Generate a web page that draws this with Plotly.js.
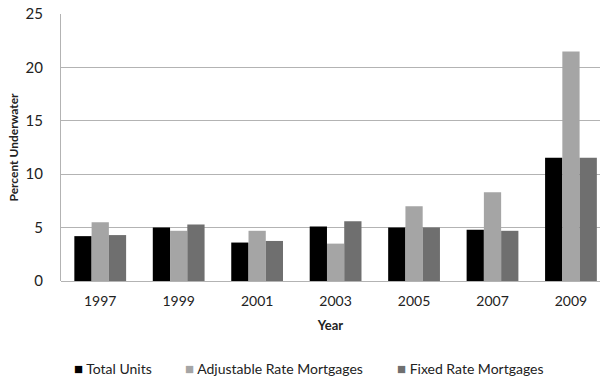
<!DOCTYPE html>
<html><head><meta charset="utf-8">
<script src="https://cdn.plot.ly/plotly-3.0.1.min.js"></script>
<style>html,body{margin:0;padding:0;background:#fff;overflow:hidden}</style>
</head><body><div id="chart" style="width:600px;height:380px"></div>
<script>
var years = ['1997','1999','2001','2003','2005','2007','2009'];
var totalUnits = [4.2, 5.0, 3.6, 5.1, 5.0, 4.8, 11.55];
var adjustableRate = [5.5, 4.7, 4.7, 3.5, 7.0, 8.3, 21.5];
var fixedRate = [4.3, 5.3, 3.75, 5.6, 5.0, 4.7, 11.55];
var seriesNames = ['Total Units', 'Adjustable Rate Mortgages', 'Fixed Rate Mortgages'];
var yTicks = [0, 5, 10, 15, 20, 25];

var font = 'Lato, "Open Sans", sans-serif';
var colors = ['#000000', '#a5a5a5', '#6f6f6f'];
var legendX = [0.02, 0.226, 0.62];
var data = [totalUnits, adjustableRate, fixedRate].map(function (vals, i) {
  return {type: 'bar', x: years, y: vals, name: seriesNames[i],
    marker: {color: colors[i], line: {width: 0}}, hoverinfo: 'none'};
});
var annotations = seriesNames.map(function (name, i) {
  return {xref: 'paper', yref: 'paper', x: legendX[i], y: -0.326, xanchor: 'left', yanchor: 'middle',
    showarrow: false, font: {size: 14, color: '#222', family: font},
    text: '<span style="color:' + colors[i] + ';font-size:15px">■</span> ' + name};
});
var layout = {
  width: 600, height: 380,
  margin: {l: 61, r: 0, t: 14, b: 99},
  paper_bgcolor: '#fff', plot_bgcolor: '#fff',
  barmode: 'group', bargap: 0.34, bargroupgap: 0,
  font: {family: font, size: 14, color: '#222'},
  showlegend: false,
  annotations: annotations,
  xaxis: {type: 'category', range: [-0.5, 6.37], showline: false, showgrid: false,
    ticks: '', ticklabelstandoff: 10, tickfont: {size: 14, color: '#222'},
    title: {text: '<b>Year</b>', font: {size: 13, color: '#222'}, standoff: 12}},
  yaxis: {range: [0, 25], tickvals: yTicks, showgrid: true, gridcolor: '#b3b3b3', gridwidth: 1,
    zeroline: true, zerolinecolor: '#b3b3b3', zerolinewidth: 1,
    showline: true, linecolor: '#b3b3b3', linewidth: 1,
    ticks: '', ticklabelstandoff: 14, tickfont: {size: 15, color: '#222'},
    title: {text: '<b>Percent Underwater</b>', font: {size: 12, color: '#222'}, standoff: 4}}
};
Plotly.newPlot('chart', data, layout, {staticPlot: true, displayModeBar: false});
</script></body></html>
•••
Stated problem:
Retype the whole listing exactly and leave the pictures out.

Exercise output:
Generate a web page that draws this with Plotly.js.
<!DOCTYPE html>
<html><head><meta charset="utf-8">
<script src="https://cdn.plot.ly/plotly-3.0.1.min.js"></script>
<style>html,body{margin:0;padding:0;background:#fff;overflow:hidden}</style>
</head><body><div id="chart" style="width:600px;height:380px"></div>
<script>
var years = ['1997','1999','2001','2003','2005','2007','2009'];
var totalUnits = [4.2, 5.0, 3.6, 5.1, 5.0, 4.8, 11.55];
var adjustableRate = [5.5, 4.7, 4.7, 3.5, 7.0, 8.3, 21.5];
var fixedRate = [4.3, 5.3, 3.75, 5.6, 5.0, 4.7, 11.55];
var seriesNames = ['Total Units', 'Adjustable Rate Mortgages', 'Fixed Rate Mortgages'];
var yTicks = [0, 5, 10, 15, 20, 25];

var font = 'Lato, "Open Sans", sans-serif';
var colors = ['#000000', '#a5a5a5', '#6f6f6f'];
var legendX = [0.02, 0.226, 0.62];
var data = [totalUnits, adjustableRate, fixedRate].map(function (vals, i) {
  return {type: 'bar', x: years, y: vals, name: seriesNames[i],
    marker: {color: colors[i], line: {width: 0}}, hoverinfo: 'none'};
});
var annotations = seriesNames.map(function (name, i) {
  return {xref: 'paper', yref: 'paper', x: legendX[i], y: -0.326, xanchor: 'left', yanchor: 'middle',
    showarrow: false, font: {size: 14, color: '#222', family: font},
    text: '<span style="color:' + colors[i] + ';font-size:15px">■</span> ' + name};
});
var layout = {
  width: 600, height: 380,
  margin: {l: 61, r: 0, t: 14, b: 99},
  paper_bgcolor: '#fff', plot_bgcolor: '#fff',
  barmode: 'group', bargap: 0.34, bargroupgap: 0,
  font: {family: font, size: 14, color: '#222'},
  showlegend: false,
  annotations: annotations,
  xaxis: {type: 'category', range: [-0.5, 6.37], showline: false, showgrid: false,
    ticks: '', ticklabelstandoff: 10, tickfont: {size: 14, color: '#222'},
    title: {text: '<b>Year</b>', font: {size: 13, color: '#222'}, standoff: 12}},
  yaxis: {range: [0, 25], tickvals: yTicks, showgrid: true, gridcolor: '#b3b3b3', gridwidth: 1,
    zeroline: true, zerolinecolor: '#b3b3b3', zerolinewidth: 1,
    showline: true, linecolor: '#b3b3b3', linewidth: 1,
    ticks: '', ticklabelstandoff: 14, tickfont: {size: 15, color: '#222'},
    title: {text: '<b>Percent Underwater</b>', font: {size: 12, color: '#222'}, standoff: 4}}
};
Plotly.newPlot('chart', data, layout, {staticPlot: true, displayModeBar: false});
</script></body></html>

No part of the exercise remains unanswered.